Similarly, Douglas W. Smith, former general counsel at FERC, believes the Commission should re-consider its market-based rate policies, given the likelihood of congressional oversight, legislative action and judicial review of them. Some key issues to be examined are whether: 1) applications for market-based rates should be analyzed in the context of the Appendix A analysis used for mergers; 2) the initial market-based rate analysis should focus more heavily on the competitiveness of the market as a whole, rather than on the market share of a particular applicant; 3) triennial reviews should be a forum for serious re-consideration of market-based rate authorizations; and 5) market-based rates should carry conditions that would better enable FERC to take remedial action in the event the rates are found not to be just and reasonable.

With respect to the New York wholesale market, Malone noted there are “troubling similarities” to the problems facing California. “Because of sustained economic growth, peak-demand growth has recently outstripped supply additions…While reserve margins are adequate, they are shrinking, and we have already reached demand levels on a normalized basis in 2000, which were forecasted for 2003,” he said.

The state as a whole, and New York City and Long Island in particular, needs new capacity now, Malone noted. While “there is no shortage of suppliers attempting to enter the market,” he said the timeline for approving new power generation plants isn’t what it should be.

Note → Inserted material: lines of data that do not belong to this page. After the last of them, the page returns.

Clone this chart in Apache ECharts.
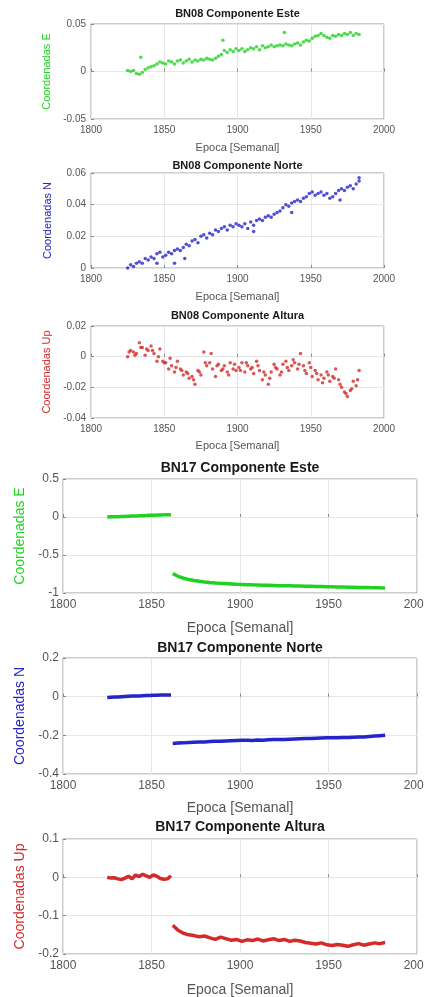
<!DOCTYPE html>
<html>
<head>
<meta charset="utf-8">
<script src="https://cdn.jsdelivr.net/npm/echarts@6/dist/echarts.min.js"></script>
<style>
html, body { margin: 0; padding: 0; background: #fff; }
#chart { width: 424px; height: 997px; }
</style>
</head>
<body>
<div id="chart"></div>
<script>
// ---- BN08 (weekly solutions, dots) ----
var bn08Weeks = [1825, 1827, 1829, 1831, 1833, 1835, 1837, 1839,
  1841, 1843, 1845, 1847, 1849, 1851, 1853, 1855, 1857, 1859,
  1861, 1863, 1865, 1867, 1869, 1871, 1873, 1875, 1877, 1879,
  1881, 1883, 1885, 1887, 1889, 1891, 1893, 1895, 1897, 1899,
  1901, 1903, 1905, 1907, 1909, 1911, 1913, 1915, 1917, 1919,
  1921, 1923, 1925, 1927, 1929, 1931, 1933, 1935, 1937, 1939,
  1941, 1943, 1945, 1947, 1949, 1951, 1953, 1955, 1957, 1959,
  1961, 1963, 1965, 1967, 1969, 1971, 1973, 1975, 1977, 1979,
  1981, 1983];
var bn08Este = [0.001, 0.000, 0.001, -0.002, -0.003, -0.001, 0.002, 0.004,
  0.005, 0.006, 0.008, 0.010, 0.009, 0.008, 0.011, 0.010, 0.008, 0.011,
  0.012, 0.009, 0.011, 0.013, 0.010, 0.012, 0.011, 0.013, 0.012, 0.014,
  0.013, 0.012, 0.014, 0.016, 0.018, 0.022, 0.020, 0.023, 0.021, 0.024,
  0.022, 0.024, 0.021, 0.023, 0.025, 0.024, 0.026, 0.023, 0.027, 0.025,
  0.026, 0.028, 0.026, 0.027, 0.028, 0.027, 0.029, 0.028, 0.027, 0.029,
  0.030, 0.028, 0.031, 0.033, 0.032, 0.035, 0.037, 0.038, 0.040, 0.038,
  0.036, 0.035, 0.038, 0.037, 0.039, 0.038, 0.040, 0.039, 0.041, 0.038,
  0.040, 0.039];
var bn08EsteExtra = [[1834, 0.015], [1890, 0.033], [1932, 0.041]];
var bn08Norte = [0.000, 0.002, 0.001, 0.003, 0.004, 0.003, 0.006, 0.005,
  0.007, 0.006, 0.009, 0.010, 0.007, 0.008, 0.010, 0.009, 0.011, 0.012,
  0.011, 0.013, 0.015, 0.014, 0.017, 0.018, 0.016, 0.020, 0.021, 0.019,
  0.022, 0.021, 0.024, 0.023, 0.025, 0.026, 0.024, 0.027, 0.026, 0.028,
  0.027, 0.026, 0.028, 0.025, 0.029, 0.027, 0.030, 0.031, 0.030, 0.032,
  0.033, 0.032, 0.034, 0.035, 0.036, 0.038, 0.040, 0.039, 0.041, 0.042,
  0.043, 0.042, 0.044, 0.045, 0.047, 0.048, 0.046, 0.047, 0.048, 0.046,
  0.047, 0.044, 0.045, 0.047, 0.049, 0.050, 0.049, 0.051, 0.052, 0.050,
  0.053, 0.055];
var bn08NorteExtra = [[1845, 0.003], [1857, 0.003], [1864, 0.006], [1911, 0.023],
  [1937, 0.035], [1970, 0.043], [1983, 0.057]];
var bn08Up = [0.000, 0.004, 0.003, 0.002, 0.009, 0.006, 0.001, 0.004,
  0.007, 0.002, -0.003, 0.005, -0.003, -0.004, -0.008, -0.006, -0.010, -0.003,
  -0.008, -0.012, -0.010, -0.014, -0.013, -0.018, -0.009, -0.012, 0.003, -0.006,
  -0.004, -0.008, -0.013, -0.005, -0.009, -0.006, -0.010, -0.004, -0.008, -0.009,
  -0.007, -0.004, -0.010, -0.006, -0.008, -0.011, -0.003, -0.009, -0.015, -0.012,
  -0.018, -0.010, -0.005, -0.008, -0.012, -0.005, -0.003, -0.009, -0.006, -0.004,
  -0.008, 0.002, -0.006, -0.011, -0.004, -0.013, -0.009, -0.015, -0.012, -0.014,
  -0.010, -0.016, -0.013, -0.008, -0.015, -0.020, -0.023, -0.026, -0.022, -0.016,
  -0.019, -0.009];
var bn08UpExtra = [[1826, 0.003], [1830, 0.001], [1834, 0.006], [1838, 0.005],
  [1842, 0.004], [1846, 0.000], [1850, -0.004], [1854, -0.001], [1858, -0.007],
  [1862, -0.009], [1866, -0.011], [1870, -0.015], [1874, -0.010], [1878, -0.004],
  [1882, 0.002], [1886, -0.006], [1890, -0.008], [1894, -0.012], [1898, -0.005],
  [1902, -0.009], [1906, -0.004], [1910, -0.007], [1914, -0.006], [1918, -0.010],
  [1922, -0.014], [1926, -0.007], [1930, -0.010], [1934, -0.007], [1938, -0.002],
  [1942, -0.005], [1946, -0.009], [1950, -0.007], [1954, -0.011], [1958, -0.017],
  [1962, -0.012], [1966, -0.014], [1970, -0.018], [1974, -0.024], [1978, -0.021],
  [1982, -0.015]];

// ---- BN17 (dense solutions, before / after the jump) ----
var bn17Weeks1 = [1825, 1827, 1829, 1831, 1833, 1835, 1837, 1839, 1841, 1843,
  1845, 1847, 1849, 1851, 1853, 1855, 1857, 1859, 1861];
var bn17Weeks2 = [1862, 1865, 1868, 1871, 1874, 1877, 1880, 1883, 1886, 1889,
  1892, 1895, 1898, 1901, 1904, 1907, 1910, 1913, 1916, 1919,
  1922, 1925, 1928, 1931, 1934, 1937, 1940, 1943, 1946, 1949,
  1952, 1955, 1958, 1961, 1964, 1967, 1970, 1973, 1976, 1979, 1982];
var bn17Este1 = [0.000, 0.002, 0.003, 0.004, 0.006, 0.008, 0.010, 0.012, 0.013, 0.015,
  0.018, 0.020, 0.022, 0.024, 0.025, 0.027, 0.028, 0.030, 0.031];
var bn17Este2 = [-0.745, -0.780, -0.805, -0.822, -0.836, -0.846, -0.854, -0.861, -0.867, -0.872,
  -0.876, -0.880, -0.884, -0.887, -0.890, -0.893, -0.895, -0.897, -0.899, -0.901,
  -0.903, -0.905, -0.906, -0.908, -0.909, -0.911, -0.912, -0.914, -0.915, -0.917,
  -0.918, -0.920, -0.921, -0.923, -0.924, -0.926, -0.927, -0.929, -0.930, -0.932, -0.933];
var bn17Norte1 = [-0.004, -0.003, -0.002, -0.002, 0.000, 0.001, 0.002, 0.003, 0.004, 0.004,
  0.005, 0.006, 0.006, 0.007, 0.007, 0.008, 0.008, 0.009, 0.009];
var bn17Norte2 = [-0.242, -0.240, -0.239, -0.237, -0.236, -0.235, -0.234, -0.232, -0.231, -0.230,
  -0.229, -0.228, -0.227, -0.226, -0.226, -0.227, -0.224, -0.225, -0.223, -0.222,
  -0.222, -0.221, -0.220, -0.219, -0.218, -0.217, -0.216, -0.215, -0.214, -0.213,
  -0.212, -0.212, -0.211, -0.211, -0.210, -0.209, -0.208, -0.206, -0.204, -0.202, -0.200];
var bn17Up1 = [0.000, -0.002, -0.001, -0.004, -0.006, -0.002, 0.003, -0.004, 0.006, 0.002,
  0.008, 0.004, 0.000, 0.006, 0.003, -0.003, -0.005, -0.004, 0.004];
var bn17Up2 = [-0.125, -0.138, -0.146, -0.150, -0.152, -0.155, -0.153, -0.158, -0.162, -0.156,
  -0.160, -0.164, -0.162, -0.167, -0.163, -0.165, -0.161, -0.166, -0.163, -0.160,
  -0.165, -0.162, -0.167, -0.164, -0.166, -0.170, -0.172, -0.174, -0.171, -0.176,
  -0.178, -0.175, -0.177, -0.180, -0.176, -0.173, -0.177, -0.174, -0.171, -0.173, -0.170];

function zip(xs, ys) {
  return xs.map(function (x, i) { return [x, ys[i]]; });
}

var FONT = '"Liberation Sans", Arial, sans-serif';
var green = '#1fd21f', blue = '#2424c8', red = '#d42a2a';

// one entry per subplot
var panels = [
  { title: 'BN08 Componente Este', yName: 'Coordenadas E', color: green, ymin: -0.05, ymax: 0.05, yint: 0.05,
    grid: [91, 24, 293, 95], small: true, titleTop: 8, xGap: 23,
    series: [zip(bn08Weeks, bn08Este), bn08EsteExtra], kind: 'dots' },
  { title: 'BN08 Componente Norte', yName: 'Coordenadas N', color: blue, ymin: 0, ymax: 0.06, yint: 0.02,
    grid: [91, 173, 293, 95], small: true, titleTop: 160, xGap: 23,
    series: [zip(bn08Weeks, bn08Norte), bn08NorteExtra], kind: 'dots' },
  { title: 'BN08 Componente Altura', yName: 'Coordenadas Up', color: red, ymin: -0.04, ymax: 0.02, yint: 0.02,
    grid: [91, 326, 293, 92], small: true, titleTop: 310, xGap: 22,
    series: [zip(bn08Weeks, bn08Up), bn08UpExtra], kind: 'dots' },
  { title: 'BN17 Componente Este', yName: 'Coordenadas E', color: green, ymin: -1, ymax: 0.5, yint: 0.5,
    grid: [63, 479, 354, 114], small: false, titleTop: 461, xGap: 28,
    series: [zip(bn17Weeks1, bn17Este1), zip(bn17Weeks2, bn17Este2)], kind: 'line' },
  { title: 'BN17 Componente Norte', yName: 'Coordenadas N', color: blue, ymin: -0.4, ymax: 0.2, yint: 0.2,
    grid: [63, 658, 354, 116], small: false, titleTop: 641, xGap: 27,
    series: [zip(bn17Weeks1, bn17Norte1), zip(bn17Weeks2, bn17Norte2)], kind: 'line' },
  { title: 'BN17 Componente Altura', yName: 'Coordenadas Up', color: red, ymin: -0.2, ymax: 0.1, yint: 0.1,
    grid: [63, 839, 354, 115], small: false, titleTop: 820, xGap: 29,
    series: [zip(bn17Weeks1, bn17Up1), zip(bn17Weeks2, bn17Up2)], kind: 'line' }
];

var option = { backgroundColor: '#fff', animation: false, title: [], grid: [], xAxis: [], yAxis: [], series: [] };

panels.forEach(function (p, i) {
  var tick = p.small ? 10 : 12;
  var lab = p.small ? 11 : 14;
  var g = p.grid;
  option.title.push({
    text: p.title, left: g[0] + g[2] / 2, top: p.titleTop, textAlign: 'center', padding: 0,
    textStyle: { fontFamily: FONT, fontSize: p.small ? 11 : 14, fontWeight: 'bold', color: '#1a1a1a' }
  });
  option.grid.push({
    left: g[0], top: g[1], width: g[2], height: g[3], outerBoundsMode: 'none',
    show: true, borderColor: '#9a9a9a', borderWidth: 1
  });
  option.xAxis.push({
    gridIndex: i, type: 'value', min: 1800, max: 2000, interval: 50,
    name: 'Epoca [Semanal]', nameLocation: 'middle', nameGap: p.xGap,
    nameTextStyle: { fontFamily: FONT, fontSize: lab, color: '#555' },
    axisLine: { show: false },
    axisTick: { inside: true, length: 3, lineStyle: { color: '#888' } },
    axisLabel: { fontFamily: FONT, fontSize: tick, color: '#555', margin: 6, showMaxLabel: true,
      formatter: function (v) { return String(v); } },
    splitLine: { show: true, lineStyle: { color: '#e6e6e6', width: 1 } }
  });
  option.yAxis.push({
    gridIndex: i, type: 'value', min: p.ymin, max: p.ymax, interval: p.yint,
    name: p.yName, nameLocation: 'middle', nameGap: p.small ? 38 : 35,
    nameTextStyle: { fontFamily: FONT, fontSize: lab, color: p.color },
    axisLine: { show: false },
    axisTick: { inside: true, length: 3, lineStyle: { color: '#888' } },
    axisLabel: { fontFamily: FONT, fontSize: tick, color: '#555', margin: p.small ? 5 : 4 },
    splitLine: { show: true, lineStyle: { color: '#e6e6e6', width: 1 } }
  });
  p.series.forEach(function (d) {
    if (p.kind === 'dots') {
      option.series.push({
        type: 'scatter', xAxisIndex: i, yAxisIndex: i, data: d,
        symbol: 'circle', symbolSize: 3.5, itemStyle: { color: p.color }
      });
    } else {
      option.series.push({
        type: 'line', xAxisIndex: i, yAxisIndex: i, data: d, showSymbol: false,
        lineStyle: { color: p.color, width: 3.5 }
      });
    }
  });
});

var myChart = echarts.init(document.getElementById('chart'));
myChart.setOption(option);
</script>
</body>
</html>
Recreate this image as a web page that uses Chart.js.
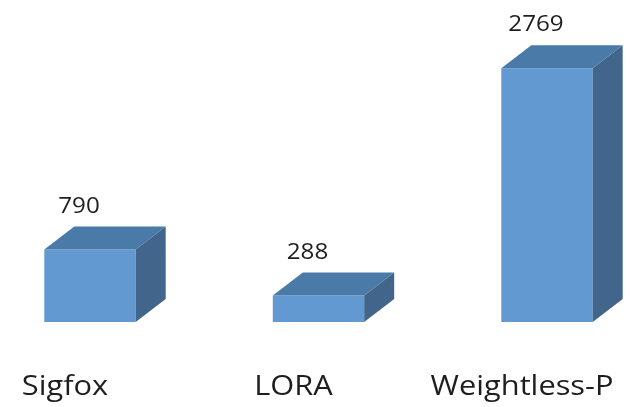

In New York, FERC has established “some important fixes” to ensure competition in the bulk power market. “But I think must more needs to be done,” he said, especially in the area of ensuring “just and reasonable” rates.

In New York and elsewhere in the nation, the Commission “should be receptive to needed market fixes during this embryonic period, without adopting a cookie-cutter approach for all regions.”

Dynegy’s Randolph also noted that the proposed 45% retail rate increase in California, which was designed to reflect the high cost of natural gas for generation in the state, also will have very little impact on the market there this summer. It should have been done six months ago, he noted. “In February, Gov. Davis was quoted as saying ‘If I had wanted to increase retail rates, I could have solved this problem in 20 minutes.’ Well that may or may not have been true when he said it, but certainly if it was true, the time has passed and it’s really too late for even that 45% increase to solve the problem.”

The retail rate hike still has not been implemented. Regulators currently are attempting to allocate the increase among the various customer classes. “Who knows what the demand side reaction in California is going to be to the rate increase,” said Randolph. “We don’t know and we won’t know until we get into the summer.”

“What they need to look at possibly are some Kaiser Aluminum situations,” he added. Kaiser Aluminum shut down its plants in the Pacific Northwest earlier this year and sold its power supply for a profit. “Companies could consider using less power, shutting down their business for a day, a week or a month in order to release that power for sale back into the market. Apparently, that is a provision that has been included in the latest version of Congressmen Joe Barton’s (R-TX) emergency bill.”